The most likely political outcome of the Snowden affairs at this point for governments in the MENA region is ‘nothing’ which is frustrating for the advocates of human rights and civil liberties who have brought court cases in the major capitals of the world. Also, it is demoralizing for people in a democratic society that trust their government to manage power responsibly. Realpolitik will be a worthy opponent of idealism in the new realm of big data. Are the consequences as manageable as they appear? In the short term, governments thought that the heat of Edward Snowden's revelations is fading away but in the long term, consequences will not be in favor of governments' interests. 
A Modernization of Privacy and Security in the Digital Age 
The message that governments sent to their people after the Snowden revelations is: "Be skeptical of technology and governments and when you see the two of them combined, be afraid". That is not a message which is in the interest of governments who are perceived by their citizens as not practicing what they are preaching when it comes to human rights, the rule of law, good governance and accountable institutions. 
There is a booming market for big data with the advent of Internet of Things (IoT). I presume all of us are still carrying mobile phones despite the fact that we know that our small connected devices are beeping and blinking tracking devices which make it easy for surveillance agencies to collect, process and use our Metadata without a judicial requisition or a prior consent from the end user. We are all still using personal communication over digital networks and our children are documenting their lives over social networks. We are buying things on the Internet and few of us are bothering to use end to end encryption. This is a vexing paradox that demonstrates that we are not as scared as we seem to be of the Snowden affair or as we say we are. Why don't people change their behavior online? I can think of three reasons: 
First reason: I don’t know, I haven’t read about the NSA, I don’t understand how the Internet works and I don’t think that the technology  I‘m using leaves trackable records of what I do. 
Second reason: I know but I don’t care. These are the people who decided that the culture of the exhibition on the Internet is something to be celebrated. Because they personally have nothing to hide at the moment, they are willing to trade liberty for security. 
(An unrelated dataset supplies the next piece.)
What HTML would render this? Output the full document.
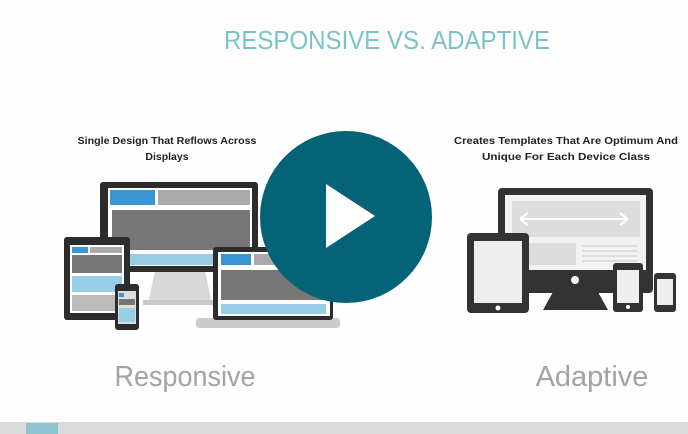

Third reason: I know what the NSA is doing, I do care, but what can I do about it? Most people will fall under category number three which means that end users know what is happening to their personal information online. They don’t like it but what can they do about it? 
Technology cannot be ripped out of end users' lives, it is becoming too integrated into personal daily consumption. Even if end users don’t trust that governments will protect their privacy online, they do continue to use the Internet on a day to day basis. I call this online behavior ‘normative cynicism’. Five years ago, the newspapers were full of headlines about the Twitter Revolution. At that time, there was a deeply held conviction that the Internet (Social media) was a liberatory technology and a decentralized communication infrastructure that lowered the barriers not only for an easier entry into the market of commerce but also for IoT, IPv6 and ideas of entrepreneurship through innovation as well as for regime change in the Middle East and North African region.  
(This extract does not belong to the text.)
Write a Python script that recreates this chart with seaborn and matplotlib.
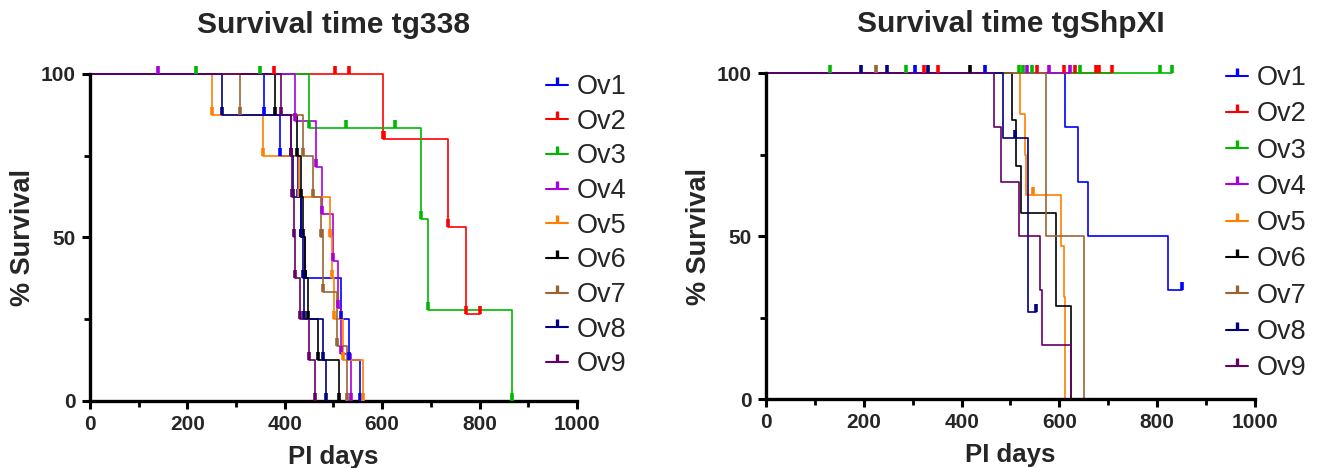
import numpy as np
import pandas as pd
import matplotlib
matplotlib.use("Agg")
import matplotlib.pyplot as plt
from matplotlib.lines import Line2D
import seaborn as sns

# ---------------- data ----------------
SERIES = ["Ov1", "Ov2", "Ov3", "Ov4", "Ov5", "Ov6", "Ov7", "Ov8", "Ov9"]
COLORS = ["#0000FF", "#FF0000", "#00B800", "#AA00DD", "#FF8000",
          "#000000", "#996633", "#000080", "#660066"]

# tg338 : death times (days) and censored times (days) per series
tg338_events = [
    [358, 391, 428, 434, 441, 515, 532, 554],
    [602, 736, 773],
    [450, 680, 695, 866],
    [422, 464, 477, 500, 510, 515, 537],
    [250, 356, 430, 493, 497, 502, 519, 561],
    [379, 425, 433, 438, 442, 448, 469, 512],
    [308, 437, 457, 474, 478, 508, 527],
    [271, 412, 416, 433, 437, 440, 478, 485],
    [392, 412, 414, 418, 422, 431, 450, 462],
]
tg338_censored = [
    [],
    [378, 504, 531, 603, 800],
    [217, 349, 526, 626],
    [140],
    [],
    [],
    [476],
    [],
    [],
]

# tgShpXI
shp_events = [
    [611, 638, 659, 822],
    [],
    [],
    [],
    [520, 529, 532, 604, 609, 611, 611],
    [504, 512, 522, 594, 594, 624, 624],
    [572, 650],
    [485, 535, 535],
    [466, 481, 518, 561, 565, 624],
]
shp_censored = [
    [305, 448, 850, 850],
    [323, 351, 554, 609, 631, 675, 681, 707],
    [131, 286, 518, 526, 545, 643, 805, 830],
    [533, 578, 622],
    [546],
    [418],
    [224],
    [195, 247, 332, 510, 553],
    [],
]

TITLES = ["Survival time tg338", "Survival time tgShpXI"]
XTICKS = [0, 200, 400, 600, 800, 1000]
YTICKS = [0, 50, 100]


def km(events, cens, event_marks):
    times = sorted(set(events) | set(cens))
    at_risk = len(events) + len(cens)
    s = 100.0
    tt, ss, marks = [0.0], [100.0], []
    for t in times:
        d = events.count(t)
        c = cens.count(t)
        if d:
            s = s * (1 - d / at_risk)
            tt.append(t)
            ss.append(s)
            if event_marks:
                marks.append((t, s))
        if c:
            marks.append((t, s))
        at_risk -= d + c
    if times and tt[-1] != times[-1]:
        tt.append(times[-1])
        ss.append(s)
    return tt, ss, marks


sns.set_theme(style="ticks")
plt.rcParams["font.family"] = ["Liberation Sans", "DejaVu Sans"]

fig = plt.figure(figsize=(13.17, 4.68), dpi=100)
ax1 = fig.add_axes([0.0683, 0.1432, 0.3698, 0.6987])
ax2 = fig.add_axes([0.5816, 0.1474, 0.3713, 0.6966])

panels = [
    (ax1, tg338_events, tg338_censored, True),
    (ax2, shp_events, shp_censored, False),
]

for k, (ax, evs, cns, emarks) in enumerate(panels):
    rows = []
    allmarks = []
    for name, e, c in zip(SERIES, evs, cns):
        tt, ss, mk = km(e, c, emarks)
        for a, b in zip(tt, ss):
            rows.append((name, a, b))
        allmarks.append(mk)
    df = pd.DataFrame(rows, columns=["series", "t", "s"])
    sns.lineplot(data=df, x="t", y="s", hue="series", hue_order=SERIES,
                 palette=COLORS, estimator=None, sort=False,
                 drawstyle="steps-post", linewidth=1.2, legend=False,
                 ax=ax, clip_on=False)
    for mk, col in zip(allmarks, COLORS):
        if mk:
            xs, ys = zip(*mk)
            ax.plot(xs, ys, linestyle="none", marker=2, markersize=6,
                    markeredgewidth=2.6, color=col, clip_on=False, zorder=5)

    ax.set_xlim(0, 1000)
    ax.set_ylim(0, 100)
    ax.set_xticks(XTICKS)
    ax.set_xticks([100, 300, 500, 700, 900], minor=True)
    ax.set_yticks(YTICKS)
    ax.set_yticks([25, 75], minor=True)
    for sp in ["top", "right"]:
        ax.spines[sp].set_visible(False)
    for sp in ["left", "bottom"]:
        ax.spines[sp].set_linewidth(2.4)
        ax.spines[sp].set_color("black")
    ax.tick_params(axis="both", which="major", length=6, width=2.2,
                   labelsize=15, color="black", pad=4)
    ax.tick_params(axis="both", which="minor", length=4, width=2.0,
                   color="black")
    for lab in ax.get_xticklabels() + ax.get_yticklabels():
        lab.set_fontweight("bold")
    ax.set_xlabel("PI days", fontsize=18.5, fontweight="bold", labelpad=8)
    ax.set_ylabel("% Survival", fontsize=19.5, fontweight="bold", labelpad=4)
    ax.text(0.5, 1.15, TITLES[k], transform=ax.transAxes, ha="center",
            va="center", fontsize=21.5, fontweight="bold")
    ax.grid(False)

    handles = [Line2D([0], [0], color=c, lw=1.5, marker=2, markersize=6,
                      markeredgewidth=2.4) for c in COLORS]
    if k == 0:
        anchor = (546 / 1317, 1 - 74 / 468)
        lsp = 0.32
    else:
        anchor = (1226 / 1317, 1 - 65 / 468)
        lsp = 0.38
    fig.legend(handles, SERIES, loc="upper left", bbox_to_anchor=anchor,
               bbox_transform=fig.transFigure, frameon=False, fontsize=19.5,
               handlelength=0.8, handletextpad=0.35, labelspacing=lsp,
               borderaxespad=0, borderpad=0)

fig.savefig("out.png", dpi=100)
The Shift from Liberatory Twitter Revolution to Normative Cynicism 
We have a shift from liberatory technology to a perception that the Internet is a technology of social control and political manipulation that occurred in a time span of five years. This is a Hobbesian view of the Internet. Over the long term, this means the loss of faith in the principle of democratic government both domestically and abroad. If governments do not manage legitimacy responsibility for how power is operated online, this will mean a loss of faith in technology. 
I don't think you will toss your mobile phone when you will finish reading this article. However, you are going to be more hesitant to adopt the next generation of technologies. As a consequence, this will slow the pace of innovation. The power of the Internet as  Soft power asset in the world is not the Twitter revolution or the creation of the European Google. The power of the Internet in the world is the cumulative effects of day to day access to information, communication networks, and markets for Connecting and Enabling the Next Billion(s) of people through new rules of legitimacy for Internet governance. People want to know that power on the Internet is applied in a legitimate way, through a multistakeholder consensus and that what can be done and what cannot be done remains under control. 
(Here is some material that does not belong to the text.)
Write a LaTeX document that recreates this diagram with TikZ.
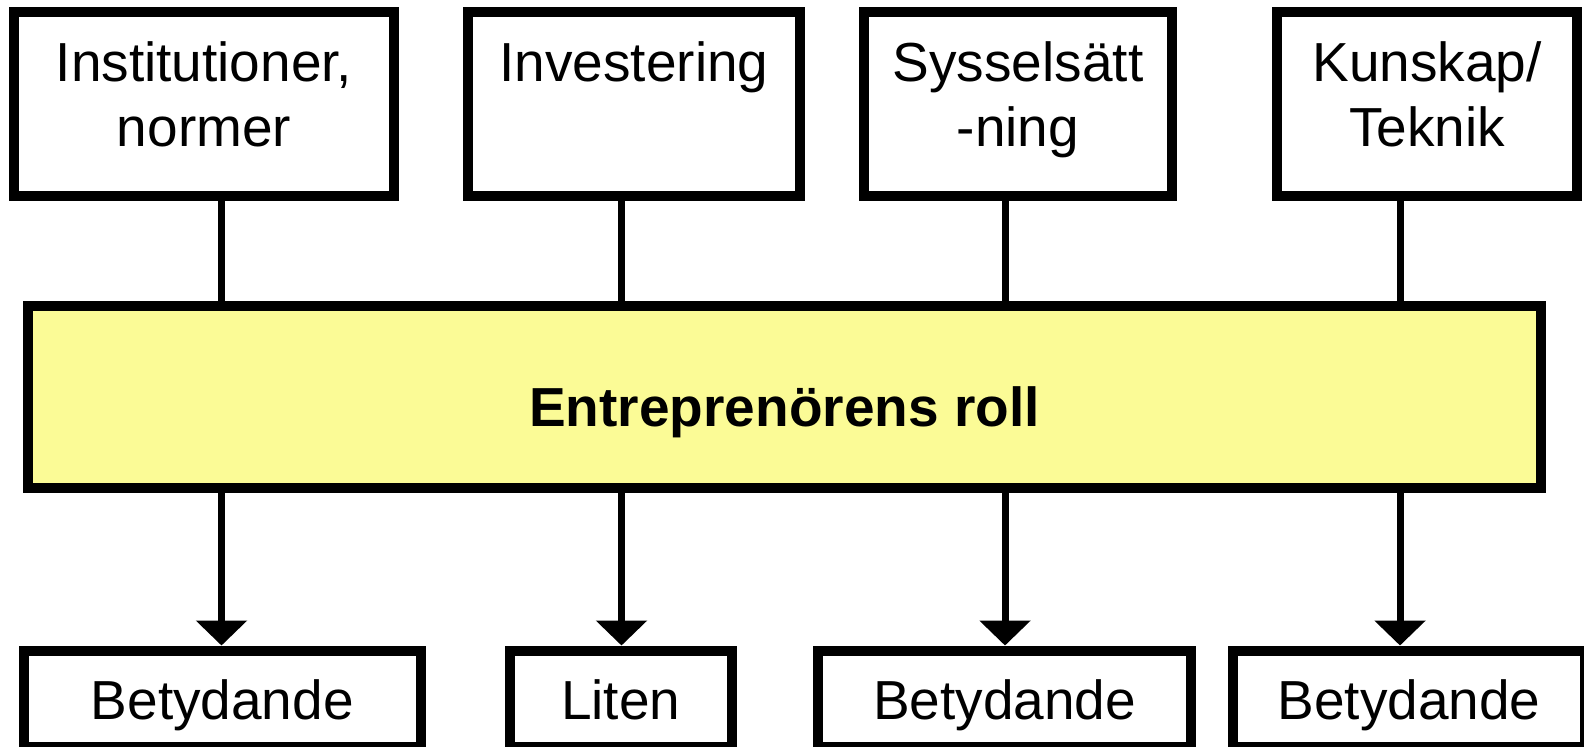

There is some transparency on how those rules are being applied and this is a modernization of security and privacy policy which I believe MENA governments should lead together through an agenda based on common interest and not to retaliation or economic protectionism. One of the fundamental questions that policy makers and government’s officials should be able to answer is how to harmonize Internet surveillance policies with international human rights treaties? 
Solving the Problem of Government Legitimacy through Transparency, Oversights on Espionage and Extraterritorial Access to Data 
Transparency:  People aren‘t upset that law enforcement and intelligence agencies are doing their job to protect public safety and national security, they just want to know a little more how surveillance practices are happening. Governments can increase transparency without affecting the functioning of their services by harmonizing transparency policies so that traditional IG stakeholders have faith in one another. 
Oversight on government espionage: There must be conduct rules and monitoring of governments, especially those that that claim they don’t practice espionage, and sanctions have to be carried out for those who do conduct industrial espionage over the Internet.
Extraterritorial access to data: Can the US government access Google and get your data as a non-US citizen? Any company located outside of the US is required to handle data no matter what it is in the world and no matter who it belongs to and that’s what most disruptive for other governments in the word which means that the problem of personal data and privacy can only be solved politically.

The issue of privacy and data protection cannot be solved in the market by asking companies whether they are breaking the law of the country that they incorporated in or the country where they are doing business. Based on the aforementioned recommendation, big data should be considered as a progressive technology, not a technology that is used to generate profit over human rights, online security, privacy and the protection of citizens' personal data which is being used as a form of commerce in the online marketplace for the private sector and public sector alike. Only then we can move away from the notion of the Hobbesian Internet which is not consistent with the multistakeholder values of Internet governance.